_Exercise directions:_
Your copy should begin at the line containing "Rebuild this diagram" and end at the last line of the records; transcribe those lines exactly and leave out every picture.

━━━━━━━━

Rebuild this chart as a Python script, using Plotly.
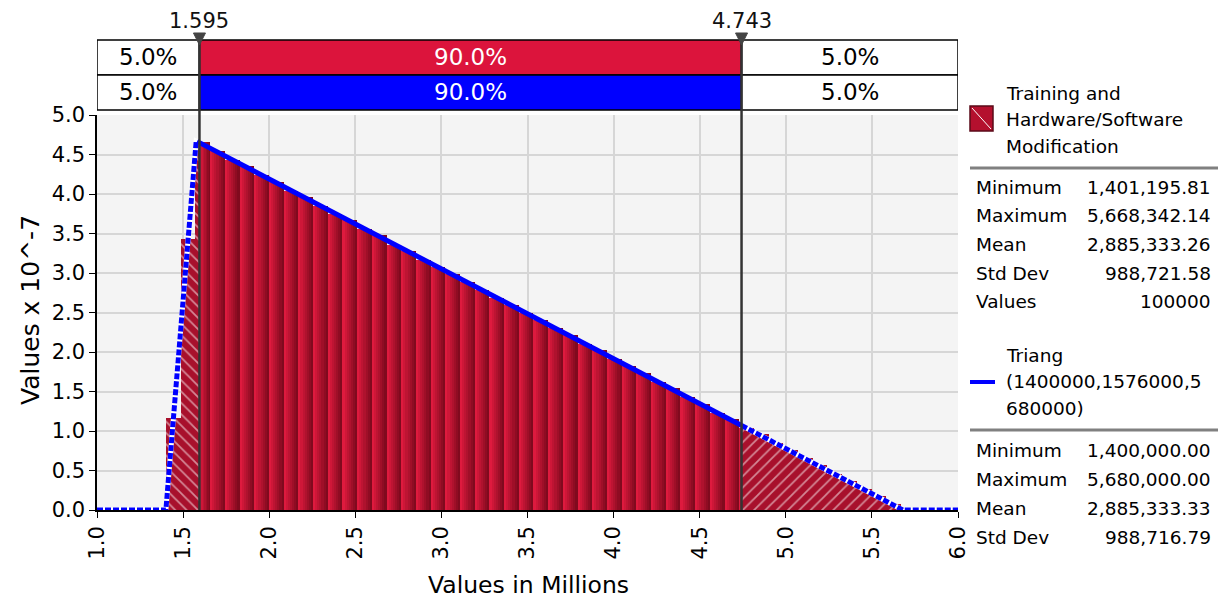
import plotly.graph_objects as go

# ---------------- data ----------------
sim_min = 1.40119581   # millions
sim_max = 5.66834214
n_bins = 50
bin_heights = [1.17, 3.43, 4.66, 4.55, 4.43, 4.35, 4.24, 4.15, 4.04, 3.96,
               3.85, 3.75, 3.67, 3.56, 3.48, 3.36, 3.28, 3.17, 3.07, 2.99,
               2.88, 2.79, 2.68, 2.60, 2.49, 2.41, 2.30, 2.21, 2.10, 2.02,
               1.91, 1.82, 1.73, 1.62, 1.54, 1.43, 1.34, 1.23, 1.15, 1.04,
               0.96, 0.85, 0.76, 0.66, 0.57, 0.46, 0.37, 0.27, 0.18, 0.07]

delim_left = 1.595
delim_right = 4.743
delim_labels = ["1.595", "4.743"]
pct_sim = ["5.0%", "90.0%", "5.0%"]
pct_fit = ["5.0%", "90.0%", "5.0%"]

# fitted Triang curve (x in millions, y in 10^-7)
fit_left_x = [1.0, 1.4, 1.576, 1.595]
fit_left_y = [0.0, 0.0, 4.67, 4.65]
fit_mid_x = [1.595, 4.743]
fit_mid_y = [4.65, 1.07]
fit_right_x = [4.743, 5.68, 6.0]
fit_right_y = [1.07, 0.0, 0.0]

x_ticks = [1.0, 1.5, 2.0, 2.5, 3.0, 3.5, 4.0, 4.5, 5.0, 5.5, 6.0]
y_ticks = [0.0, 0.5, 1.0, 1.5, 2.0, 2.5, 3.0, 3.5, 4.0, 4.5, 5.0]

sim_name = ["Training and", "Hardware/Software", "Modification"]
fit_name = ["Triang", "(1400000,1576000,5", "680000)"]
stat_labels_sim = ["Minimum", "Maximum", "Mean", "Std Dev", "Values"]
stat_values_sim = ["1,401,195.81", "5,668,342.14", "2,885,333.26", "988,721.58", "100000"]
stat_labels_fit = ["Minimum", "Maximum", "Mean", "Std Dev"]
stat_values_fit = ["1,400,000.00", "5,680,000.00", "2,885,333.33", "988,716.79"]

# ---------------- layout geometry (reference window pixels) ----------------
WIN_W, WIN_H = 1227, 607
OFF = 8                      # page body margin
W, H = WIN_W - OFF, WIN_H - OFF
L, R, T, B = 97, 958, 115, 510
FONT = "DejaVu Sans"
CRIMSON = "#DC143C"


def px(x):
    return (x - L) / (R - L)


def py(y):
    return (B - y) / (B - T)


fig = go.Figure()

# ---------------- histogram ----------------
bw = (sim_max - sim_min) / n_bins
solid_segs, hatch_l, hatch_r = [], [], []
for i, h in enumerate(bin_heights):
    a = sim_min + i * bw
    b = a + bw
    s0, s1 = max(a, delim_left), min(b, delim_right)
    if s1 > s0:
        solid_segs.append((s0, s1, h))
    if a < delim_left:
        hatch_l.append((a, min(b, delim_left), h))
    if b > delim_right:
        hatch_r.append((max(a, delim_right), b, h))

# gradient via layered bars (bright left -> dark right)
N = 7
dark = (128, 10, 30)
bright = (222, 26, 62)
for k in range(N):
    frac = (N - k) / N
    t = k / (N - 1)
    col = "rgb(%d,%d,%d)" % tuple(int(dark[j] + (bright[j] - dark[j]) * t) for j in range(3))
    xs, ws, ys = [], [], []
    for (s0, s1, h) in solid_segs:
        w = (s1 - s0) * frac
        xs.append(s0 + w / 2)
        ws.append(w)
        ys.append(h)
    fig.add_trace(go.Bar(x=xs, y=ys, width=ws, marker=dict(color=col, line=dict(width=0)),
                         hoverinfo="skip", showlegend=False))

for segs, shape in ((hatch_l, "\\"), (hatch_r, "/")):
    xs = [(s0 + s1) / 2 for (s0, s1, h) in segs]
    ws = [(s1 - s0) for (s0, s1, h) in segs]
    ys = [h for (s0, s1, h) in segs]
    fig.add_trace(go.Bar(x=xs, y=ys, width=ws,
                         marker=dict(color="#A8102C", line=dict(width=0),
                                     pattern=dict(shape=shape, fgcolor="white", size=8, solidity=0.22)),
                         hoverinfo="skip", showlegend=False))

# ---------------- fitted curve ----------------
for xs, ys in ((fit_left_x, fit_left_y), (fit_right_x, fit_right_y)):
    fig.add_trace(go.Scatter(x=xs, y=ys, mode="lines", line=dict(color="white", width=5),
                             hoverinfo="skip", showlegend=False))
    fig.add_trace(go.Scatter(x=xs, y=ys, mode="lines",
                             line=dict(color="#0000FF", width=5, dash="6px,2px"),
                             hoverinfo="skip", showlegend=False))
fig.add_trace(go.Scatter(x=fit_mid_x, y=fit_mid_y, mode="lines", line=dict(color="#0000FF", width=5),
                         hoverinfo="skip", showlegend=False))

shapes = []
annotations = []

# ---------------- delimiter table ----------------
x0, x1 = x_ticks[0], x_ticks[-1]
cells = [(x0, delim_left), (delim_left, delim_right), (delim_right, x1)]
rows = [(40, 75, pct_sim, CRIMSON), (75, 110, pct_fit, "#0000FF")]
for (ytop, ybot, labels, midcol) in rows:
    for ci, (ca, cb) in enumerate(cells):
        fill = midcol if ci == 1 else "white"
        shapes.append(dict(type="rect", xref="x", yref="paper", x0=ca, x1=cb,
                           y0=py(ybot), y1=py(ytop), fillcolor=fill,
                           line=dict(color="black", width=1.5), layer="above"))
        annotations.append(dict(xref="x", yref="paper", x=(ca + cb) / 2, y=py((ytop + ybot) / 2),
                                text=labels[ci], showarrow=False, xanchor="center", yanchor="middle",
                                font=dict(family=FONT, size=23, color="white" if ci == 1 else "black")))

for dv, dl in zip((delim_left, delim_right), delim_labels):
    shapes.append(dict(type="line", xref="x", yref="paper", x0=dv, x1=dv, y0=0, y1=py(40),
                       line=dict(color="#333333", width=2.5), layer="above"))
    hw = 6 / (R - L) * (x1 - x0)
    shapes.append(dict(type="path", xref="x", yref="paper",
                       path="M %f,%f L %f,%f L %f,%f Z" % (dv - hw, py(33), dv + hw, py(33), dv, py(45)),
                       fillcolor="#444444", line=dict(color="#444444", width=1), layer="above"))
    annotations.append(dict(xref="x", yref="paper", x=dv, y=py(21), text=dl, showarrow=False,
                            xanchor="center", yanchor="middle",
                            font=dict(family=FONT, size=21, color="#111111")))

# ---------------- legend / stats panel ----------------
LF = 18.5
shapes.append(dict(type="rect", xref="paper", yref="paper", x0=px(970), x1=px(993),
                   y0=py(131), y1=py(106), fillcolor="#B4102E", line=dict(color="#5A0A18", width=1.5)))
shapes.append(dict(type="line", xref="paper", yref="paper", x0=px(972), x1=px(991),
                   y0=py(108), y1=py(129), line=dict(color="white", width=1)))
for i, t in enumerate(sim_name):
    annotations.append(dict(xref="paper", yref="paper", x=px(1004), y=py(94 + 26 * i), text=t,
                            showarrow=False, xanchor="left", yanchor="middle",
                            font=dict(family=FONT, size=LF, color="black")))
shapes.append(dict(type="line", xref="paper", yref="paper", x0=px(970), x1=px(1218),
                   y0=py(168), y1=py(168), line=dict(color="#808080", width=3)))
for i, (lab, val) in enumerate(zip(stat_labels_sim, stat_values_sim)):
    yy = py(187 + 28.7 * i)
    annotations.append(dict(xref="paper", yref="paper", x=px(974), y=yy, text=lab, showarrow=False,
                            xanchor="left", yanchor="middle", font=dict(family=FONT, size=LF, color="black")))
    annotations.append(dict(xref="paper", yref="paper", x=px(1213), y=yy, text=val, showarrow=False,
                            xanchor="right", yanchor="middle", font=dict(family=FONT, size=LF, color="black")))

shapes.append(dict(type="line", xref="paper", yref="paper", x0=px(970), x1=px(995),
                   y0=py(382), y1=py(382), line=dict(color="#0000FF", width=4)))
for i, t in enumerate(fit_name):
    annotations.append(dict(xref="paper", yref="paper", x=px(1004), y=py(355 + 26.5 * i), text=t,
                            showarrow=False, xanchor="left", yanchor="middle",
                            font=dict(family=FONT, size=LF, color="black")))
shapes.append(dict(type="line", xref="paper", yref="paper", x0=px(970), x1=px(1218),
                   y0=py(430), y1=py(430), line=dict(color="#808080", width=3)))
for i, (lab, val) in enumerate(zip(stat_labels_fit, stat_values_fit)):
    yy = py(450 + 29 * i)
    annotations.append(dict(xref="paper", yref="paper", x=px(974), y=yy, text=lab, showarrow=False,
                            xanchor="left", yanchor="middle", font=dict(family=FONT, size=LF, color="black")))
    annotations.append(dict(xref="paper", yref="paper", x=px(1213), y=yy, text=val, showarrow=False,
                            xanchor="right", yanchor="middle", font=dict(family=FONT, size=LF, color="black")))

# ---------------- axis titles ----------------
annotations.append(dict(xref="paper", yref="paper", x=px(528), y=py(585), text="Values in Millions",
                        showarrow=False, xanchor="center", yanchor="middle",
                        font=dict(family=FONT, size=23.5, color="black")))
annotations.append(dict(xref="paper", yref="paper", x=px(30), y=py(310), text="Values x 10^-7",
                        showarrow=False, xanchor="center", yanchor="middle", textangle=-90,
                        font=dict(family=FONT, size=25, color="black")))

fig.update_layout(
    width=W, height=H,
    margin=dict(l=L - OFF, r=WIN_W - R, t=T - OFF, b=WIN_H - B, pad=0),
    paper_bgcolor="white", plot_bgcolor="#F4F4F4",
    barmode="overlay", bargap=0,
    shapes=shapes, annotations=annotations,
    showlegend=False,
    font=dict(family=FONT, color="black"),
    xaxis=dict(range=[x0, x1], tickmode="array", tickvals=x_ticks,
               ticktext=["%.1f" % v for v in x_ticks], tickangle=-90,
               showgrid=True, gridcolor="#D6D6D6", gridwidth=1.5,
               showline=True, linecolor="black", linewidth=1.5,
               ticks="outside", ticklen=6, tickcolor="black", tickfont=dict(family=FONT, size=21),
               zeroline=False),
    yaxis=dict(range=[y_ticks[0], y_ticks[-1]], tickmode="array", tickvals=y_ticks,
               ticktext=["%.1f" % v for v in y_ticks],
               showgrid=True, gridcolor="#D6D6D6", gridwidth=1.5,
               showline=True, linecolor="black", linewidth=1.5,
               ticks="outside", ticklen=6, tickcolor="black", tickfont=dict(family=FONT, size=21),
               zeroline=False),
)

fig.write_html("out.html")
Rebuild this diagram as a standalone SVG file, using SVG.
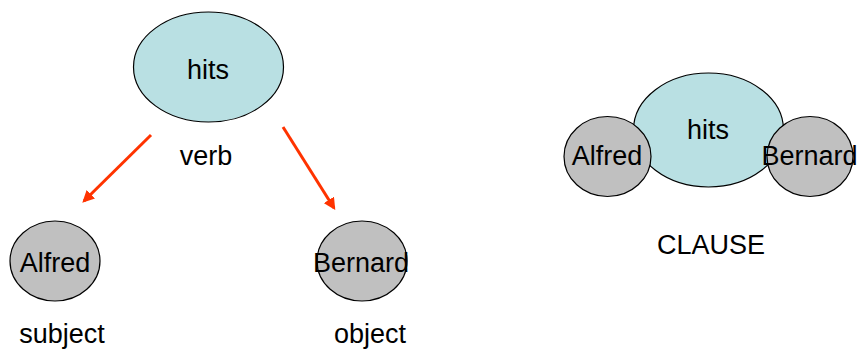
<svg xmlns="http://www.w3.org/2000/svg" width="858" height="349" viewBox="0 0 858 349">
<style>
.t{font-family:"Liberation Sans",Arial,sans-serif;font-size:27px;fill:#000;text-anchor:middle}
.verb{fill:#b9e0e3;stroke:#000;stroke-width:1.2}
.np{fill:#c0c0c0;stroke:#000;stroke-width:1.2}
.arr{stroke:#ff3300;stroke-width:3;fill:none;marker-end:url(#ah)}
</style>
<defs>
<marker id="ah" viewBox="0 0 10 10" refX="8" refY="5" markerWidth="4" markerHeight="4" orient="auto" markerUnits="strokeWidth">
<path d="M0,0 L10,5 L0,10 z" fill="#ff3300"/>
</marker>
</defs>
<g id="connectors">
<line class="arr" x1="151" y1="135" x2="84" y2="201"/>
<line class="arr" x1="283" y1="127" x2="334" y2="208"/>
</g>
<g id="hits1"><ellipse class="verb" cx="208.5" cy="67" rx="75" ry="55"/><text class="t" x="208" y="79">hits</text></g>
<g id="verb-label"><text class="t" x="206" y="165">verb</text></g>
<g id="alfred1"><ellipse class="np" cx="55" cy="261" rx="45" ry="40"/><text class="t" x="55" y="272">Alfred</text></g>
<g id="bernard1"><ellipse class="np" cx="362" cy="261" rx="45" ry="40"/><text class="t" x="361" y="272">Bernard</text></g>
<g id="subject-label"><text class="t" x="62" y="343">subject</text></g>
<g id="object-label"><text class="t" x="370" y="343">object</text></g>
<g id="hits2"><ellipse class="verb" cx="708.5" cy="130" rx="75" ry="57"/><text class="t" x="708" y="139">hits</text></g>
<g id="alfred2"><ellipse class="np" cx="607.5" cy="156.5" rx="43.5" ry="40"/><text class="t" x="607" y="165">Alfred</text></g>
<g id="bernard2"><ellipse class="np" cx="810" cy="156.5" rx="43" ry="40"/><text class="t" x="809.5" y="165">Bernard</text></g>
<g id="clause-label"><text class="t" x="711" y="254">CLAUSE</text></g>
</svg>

━━━━━━━━

_The result:_
Rebuild this diagram as a standalone SVG file, using SVG.
<svg xmlns="http://www.w3.org/2000/svg" width="858" height="349" viewBox="0 0 858 349">
<style>
.t{font-family:"Liberation Sans",Arial,sans-serif;font-size:27px;fill:#000;text-anchor:middle}
.verb{fill:#b9e0e3;stroke:#000;stroke-width:1.2}
.np{fill:#c0c0c0;stroke:#000;stroke-width:1.2}
.arr{stroke:#ff3300;stroke-width:3;fill:none;marker-end:url(#ah)}
</style>
<defs>
<marker id="ah" viewBox="0 0 10 10" refX="8" refY="5" markerWidth="4" markerHeight="4" orient="auto" markerUnits="strokeWidth">
<path d="M0,0 L10,5 L0,10 z" fill="#ff3300"/>
</marker>
</defs>
<g id="connectors">
<line class="arr" x1="151" y1="135" x2="84" y2="201"/>
<line class="arr" x1="283" y1="127" x2="334" y2="208"/>
</g>
<g id="hits1"><ellipse class="verb" cx="208.5" cy="67" rx="75" ry="55"/><text class="t" x="208" y="79">hits</text></g>
<g id="verb-label"><text class="t" x="206" y="165">verb</text></g>
<g id="alfred1"><ellipse class="np" cx="55" cy="261" rx="45" ry="40"/><text class="t" x="55" y="272">Alfred</text></g>
<g id="bernard1"><ellipse class="np" cx="362" cy="261" rx="45" ry="40"/><text class="t" x="361" y="272">Bernard</text></g>
<g id="subject-label"><text class="t" x="62" y="343">subject</text></g>
<g id="object-label"><text class="t" x="370" y="343">object</text></g>
<g id="hits2"><ellipse class="verb" cx="708.5" cy="130" rx="75" ry="57"/><text class="t" x="708" y="139">hits</text></g>
<g id="alfred2"><ellipse class="np" cx="607.5" cy="156.5" rx="43.5" ry="40"/><text class="t" x="607" y="165">Alfred</text></g>
<g id="bernard2"><ellipse class="np" cx="810" cy="156.5" rx="43" ry="40"/><text class="t" x="809.5" y="165">Bernard</text></g>
<g id="clause-label"><text class="t" x="711" y="254">CLAUSE</text></g>
</svg>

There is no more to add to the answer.